コープの店舗によりますが、基本的に紙やプラスチックのどちらのゴミもできるだけ出さないよう、またはゴミを出さない選択ができるように取り組まれています。
カリフォルニア州のとある店舗では、画像のようにシャンプーやハンドソープなどの「詰め替え」を自分で持参した容器に入れて購入できます。
(画像▶︎CO-OP店内に置かれた詰替用シャンプーやハンドソープのボトル)
ナッツやシリアルなども同様に量り売りとなっていて、好きな種類を好きな量で購入することができ、果物は紙製の袋に入れて売られています。
コープでは、マイバッグを自宅や車内、オフィスなどに置いておくことで、買い物の時はいつでもマイバッグを持参できるように準備することを推奨し、紙またはプラスチック袋の使用を減らすよう呼びかけています。
(画像▶︎上:CO-OPのナッツやグラノーラ売り場 / 下:紙袋に入って売られていた葡萄)
イギリスのスーパー / MORRISONS(モリソンズ)
モリソンズはイギリスのスーパーマーケットで初めて、多くの店舗で”プラスチック・フリー”の果物と野菜の売り場を展開しました。
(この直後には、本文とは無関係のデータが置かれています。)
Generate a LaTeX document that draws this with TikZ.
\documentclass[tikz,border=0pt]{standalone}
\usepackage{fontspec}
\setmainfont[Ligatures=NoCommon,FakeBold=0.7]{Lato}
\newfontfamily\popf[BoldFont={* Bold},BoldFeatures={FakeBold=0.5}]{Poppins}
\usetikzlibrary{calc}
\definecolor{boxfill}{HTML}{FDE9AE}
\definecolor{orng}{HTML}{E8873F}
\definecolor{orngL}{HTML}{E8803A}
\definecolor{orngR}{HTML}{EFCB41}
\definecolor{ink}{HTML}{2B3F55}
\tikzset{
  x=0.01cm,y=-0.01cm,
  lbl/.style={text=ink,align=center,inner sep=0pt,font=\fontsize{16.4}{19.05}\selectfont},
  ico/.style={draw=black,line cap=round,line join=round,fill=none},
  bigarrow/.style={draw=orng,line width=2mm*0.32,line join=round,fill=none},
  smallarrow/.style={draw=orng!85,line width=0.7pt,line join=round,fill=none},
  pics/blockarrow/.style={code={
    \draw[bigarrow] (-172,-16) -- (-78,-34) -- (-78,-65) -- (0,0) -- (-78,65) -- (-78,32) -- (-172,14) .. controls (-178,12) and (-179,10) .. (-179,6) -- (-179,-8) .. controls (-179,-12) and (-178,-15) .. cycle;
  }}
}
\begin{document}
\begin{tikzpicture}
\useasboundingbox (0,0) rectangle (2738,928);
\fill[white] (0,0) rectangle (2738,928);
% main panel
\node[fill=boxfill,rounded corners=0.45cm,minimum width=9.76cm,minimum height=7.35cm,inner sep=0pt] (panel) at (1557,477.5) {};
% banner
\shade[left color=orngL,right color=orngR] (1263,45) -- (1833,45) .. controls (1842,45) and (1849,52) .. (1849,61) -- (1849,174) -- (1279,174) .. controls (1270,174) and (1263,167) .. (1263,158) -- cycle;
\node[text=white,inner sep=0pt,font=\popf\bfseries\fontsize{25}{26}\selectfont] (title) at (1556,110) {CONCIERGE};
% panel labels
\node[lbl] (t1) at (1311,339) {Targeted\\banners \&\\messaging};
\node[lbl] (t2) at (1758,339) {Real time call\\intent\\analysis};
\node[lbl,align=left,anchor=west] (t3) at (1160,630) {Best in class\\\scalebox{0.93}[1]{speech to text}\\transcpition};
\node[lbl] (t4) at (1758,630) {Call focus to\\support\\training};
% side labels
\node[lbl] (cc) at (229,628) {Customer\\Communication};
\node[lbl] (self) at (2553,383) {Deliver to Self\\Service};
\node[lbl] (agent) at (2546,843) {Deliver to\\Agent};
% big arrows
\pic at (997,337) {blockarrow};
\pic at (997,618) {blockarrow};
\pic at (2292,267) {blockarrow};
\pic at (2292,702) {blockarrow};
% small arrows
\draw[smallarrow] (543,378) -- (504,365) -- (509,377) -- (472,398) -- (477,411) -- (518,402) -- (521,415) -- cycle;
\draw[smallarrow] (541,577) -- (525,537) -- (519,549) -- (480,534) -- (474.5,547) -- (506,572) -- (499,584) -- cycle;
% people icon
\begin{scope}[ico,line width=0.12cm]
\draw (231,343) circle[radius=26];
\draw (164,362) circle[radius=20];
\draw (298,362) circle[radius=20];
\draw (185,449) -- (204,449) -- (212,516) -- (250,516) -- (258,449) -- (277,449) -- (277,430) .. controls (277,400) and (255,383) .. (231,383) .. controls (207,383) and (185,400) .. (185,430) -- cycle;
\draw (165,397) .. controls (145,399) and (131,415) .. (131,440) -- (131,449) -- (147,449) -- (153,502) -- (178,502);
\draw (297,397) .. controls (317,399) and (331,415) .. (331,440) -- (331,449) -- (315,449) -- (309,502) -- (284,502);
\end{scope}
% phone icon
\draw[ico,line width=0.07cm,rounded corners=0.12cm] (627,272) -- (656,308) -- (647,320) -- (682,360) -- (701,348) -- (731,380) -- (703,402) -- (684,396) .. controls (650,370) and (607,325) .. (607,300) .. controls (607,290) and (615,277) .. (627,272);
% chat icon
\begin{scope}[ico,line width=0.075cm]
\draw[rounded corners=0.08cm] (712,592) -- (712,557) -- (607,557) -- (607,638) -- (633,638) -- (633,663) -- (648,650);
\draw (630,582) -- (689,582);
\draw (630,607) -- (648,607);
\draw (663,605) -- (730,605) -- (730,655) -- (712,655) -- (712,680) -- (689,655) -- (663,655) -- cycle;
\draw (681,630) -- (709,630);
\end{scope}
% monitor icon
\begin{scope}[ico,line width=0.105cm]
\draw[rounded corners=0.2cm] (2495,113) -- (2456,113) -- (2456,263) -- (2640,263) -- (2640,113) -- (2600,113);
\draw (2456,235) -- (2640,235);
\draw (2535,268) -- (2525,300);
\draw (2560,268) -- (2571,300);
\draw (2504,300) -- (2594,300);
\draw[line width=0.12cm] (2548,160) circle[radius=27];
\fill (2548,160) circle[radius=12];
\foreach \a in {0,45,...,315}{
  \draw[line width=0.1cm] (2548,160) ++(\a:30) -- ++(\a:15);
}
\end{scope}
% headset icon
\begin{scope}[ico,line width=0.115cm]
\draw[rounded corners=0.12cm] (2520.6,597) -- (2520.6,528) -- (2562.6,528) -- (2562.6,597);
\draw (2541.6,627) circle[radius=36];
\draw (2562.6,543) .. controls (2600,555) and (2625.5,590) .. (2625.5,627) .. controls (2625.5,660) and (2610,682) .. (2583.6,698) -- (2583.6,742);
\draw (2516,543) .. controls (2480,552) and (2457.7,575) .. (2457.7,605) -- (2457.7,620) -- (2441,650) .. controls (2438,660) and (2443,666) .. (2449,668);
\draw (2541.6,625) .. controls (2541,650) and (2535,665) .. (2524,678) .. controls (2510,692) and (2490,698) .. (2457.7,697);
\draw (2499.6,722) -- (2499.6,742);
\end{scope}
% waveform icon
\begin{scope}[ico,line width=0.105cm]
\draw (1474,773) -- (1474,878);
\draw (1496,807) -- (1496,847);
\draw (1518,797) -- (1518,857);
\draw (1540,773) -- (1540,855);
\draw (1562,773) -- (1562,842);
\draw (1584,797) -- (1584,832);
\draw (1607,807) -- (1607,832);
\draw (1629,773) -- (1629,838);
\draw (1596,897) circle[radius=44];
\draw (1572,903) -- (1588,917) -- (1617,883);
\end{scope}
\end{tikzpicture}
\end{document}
最大127種類の果物と野菜を、バラまたはリサイクル可能な紙袋に入れて購入できる、この「バラ売りの果物と野菜売り場」は、2019年中に60のモリソンズストアで展開され、その後全国の店舗で、進行中の店舗改修プログラムの一環として導入されます。
プラスチック・フリーの取り組みは10ヶ月間、まず3店舗(スキプトン、ギズリー、セントアイブス)で試され、顧客が購入するバラ売りの果物と野菜の量は平均40%増加しました。新しい“バラ売りコーナー”を多くの店舗に設置すれば、顧客が購入する果物と野菜の量が同様に増え、さらに推定週に3トン(年間156トンに相当する量)のプラスチックを節約することが期待されます。
またモリソンズのプラスチック削減の取り組みについて、2018-19年の企業責任レビューでは2005年以降、グループが炭素排出量を45%削減したことを詳述しています。
Today we’re making a commitment to increase the number of wonky fruit and veg products we sell by 50% as part of our new Wonky Veg Promises https://t.co/YseO5kjrNh pic.twitter.com/Iy9DMK0cOn
— Morrisons News (@MorrisonsNews) April 4, 2018
モリソンズでは、エシカルな方法で製品を購入、生産、販売する責任をサプライヤーと共有しています。人権を尊重し、労働者の福祉、生産性、そして品質を向上し、サプライヤーと顧客の両者に利益をもたらすことを目指しています。
まとめ
日本のスーパーの多くは、プラスチック袋に入った果物や野菜が販売され、もし個数で販売する果物や野菜があったとしても、備え付けの袋がプラスチック袋といった場合が多いと思います。私の近所のスーパーでも、最近パプリカが一つ一つプラスチック袋で個装されるようになってしまったので、現在は他のスーパーに行ってバラ売りのものを購入しています。
アメリカやイギリスのスーパーのように、”バラ売り”で”量り売り”販売であれば、一人暮らしの場合や、料理に少しだけ必要な分だけ買いたいというときに、少ない量で購入できるので、食べきれないといったフードロスも減り、また食品を少ない量で種類を多く購入でき、栄養バランスの良いバリエーション豊かな料理も作ることができます。
日本では、まだ身近ではない量り売り販売ですが、私たち一人一人がまず出来ることは、買い物時はできるだけプラスチック袋を使用しない個数売りの果物や野菜を購入し、必ずマイバックを持参して買い物にいくこと。コープでも、<紙またはプラスチック袋を使用するとき>はどう行動することが大事かお伝えしていますが、どうしても選択肢がない時に、最善策を考えて行動に移すことが大事だと思いました。
プラスチックの使用量を個人個人が減らし続けていくことで、きっと大きい結果につながると今回「プラスチック・フリー」に取り組むスーパーについて調べて感じています。